## 49.8 The Dedekind different

Let $A \to B$ be a ring map. We say the Dedekind different is defined if $A$ is Noetherian, $A \to B$ is finite, any nonzerodivisor on $A$ is a nonzerodivisor on $B$, and $K \to L$ is étale where $K = Q(A)$ and $L = B \otimes _ A K$. Then $K \subset L$ is finite étale and

$\mathcal{L}_{B/A} = \{ x \in L \mid \text{Trace}_{L/K}(bx) \in A \text{ for all }b \in B\}$

is the Dedekind complementary module. In this situation the Dedekind different is

$\mathfrak {D}_{B/A} = \{ x \in L \mid x\mathcal{L}_{B/A} \subset B\}$

viewed as a $B$-submodule of $L$. By Lemma 49.8.1 the Dedekind different is an ideal of $B$ either if $A$ is normal or if $B$ is flat over $A$.

Lemma 49.8.1. Assume the Dedekind different of $A \to B$ is defined. Consider the statements

1. $A \to B$ is flat,

2. $A$ is a normal ring,

3. $\text{Trace}_{L/K}(B) \subset A$,

4. $1 \in \mathcal{L}_{B/A}$, and

5. the Dedekind different $\mathfrak {D}_{B/A}$ is an ideal of $B$.

Then we have (1) $\Rightarrow$ (3), (2) $\Rightarrow$ (3), (3) $\Leftrightarrow$ (4), and (4) $\Rightarrow$ (5).

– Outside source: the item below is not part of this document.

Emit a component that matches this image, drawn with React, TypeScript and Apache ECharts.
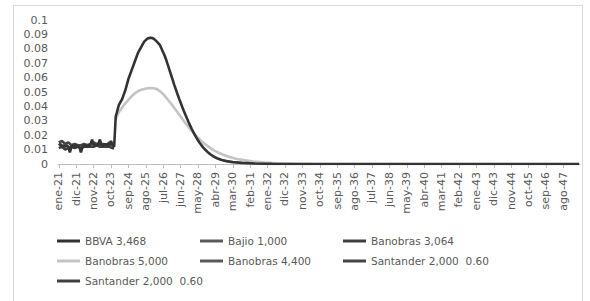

Proof. The equivalence of (3) and (4) and the implication (4) $\Rightarrow$ (5) are immediate.

If $A \to B$ is flat, then we see that $\text{Trace}_{B/A} : B \to A$ is defined and that $\text{Trace}_{L/K}$ is the base change. Hence (3) holds.

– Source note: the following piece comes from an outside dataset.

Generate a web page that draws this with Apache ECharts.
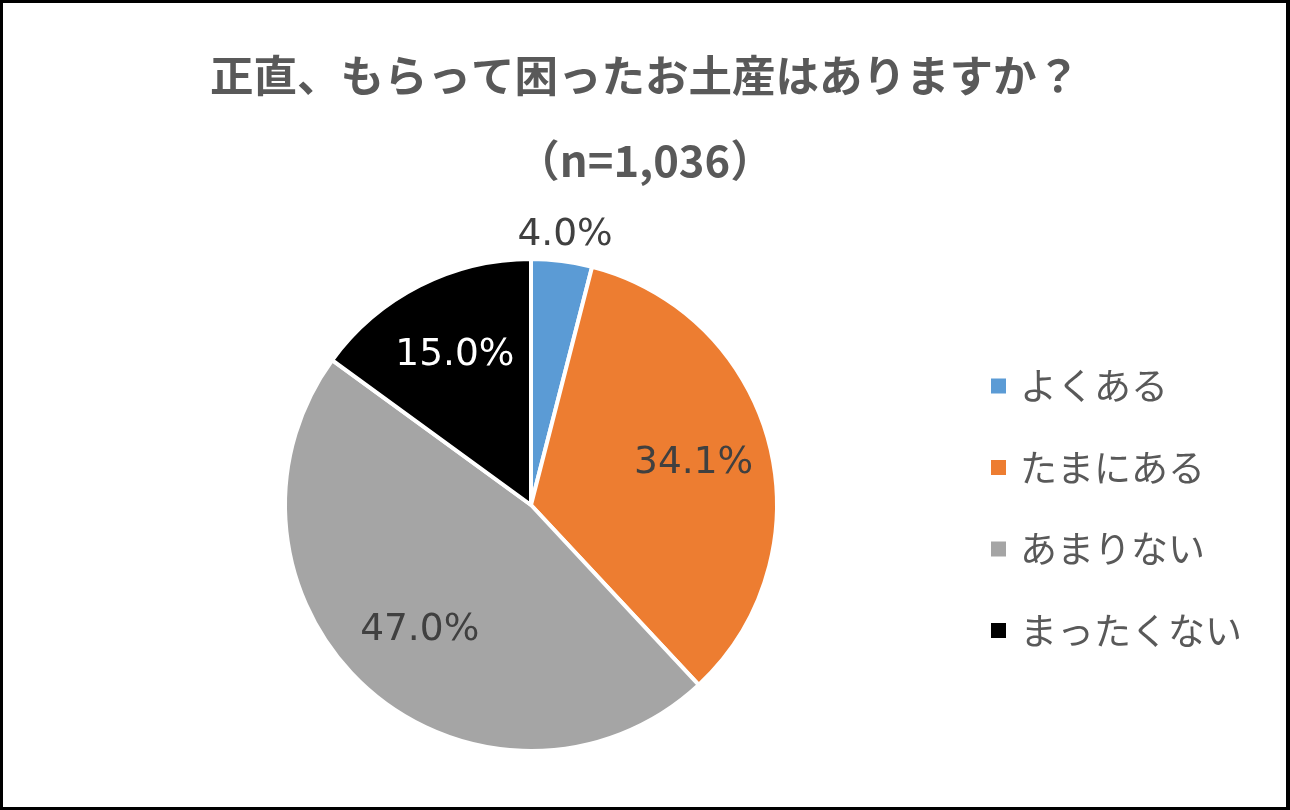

If $A$ is normal, then $A$ is a finite product of normal domains, hence we reduce to the case of a normal domain. Then $K$ is the fraction field of $A$ and $L = \prod L_ i$ is a finite product of finite separable field extensions of $K$. Then $\text{Trace}_{L/K}(b) = \sum \text{Trace}_{L_ i/K}(b_ i)$ where $b_ i \in L_ i$ is the image of $b$. Since $b$ is integral over $A$ as $B$ is finite over $A$, these traces are in $A$. This is true because the minimal polynomial of $b_ i$ over $K$ has coefficients in $A$ (Algebra, Lemma 10.38.6) and because $\text{Trace}_{L_ i/K}(b_ i)$ is an integer multiple of one of these coefficients (Fields, Lemma 9.20.3). $\square$

Lemma 49.8.2. If the Dedekind different of $A \to B$ is defined, then there is a canonical isomorphism $\mathcal{L}_{B/A} \to \omega _{B/A}$.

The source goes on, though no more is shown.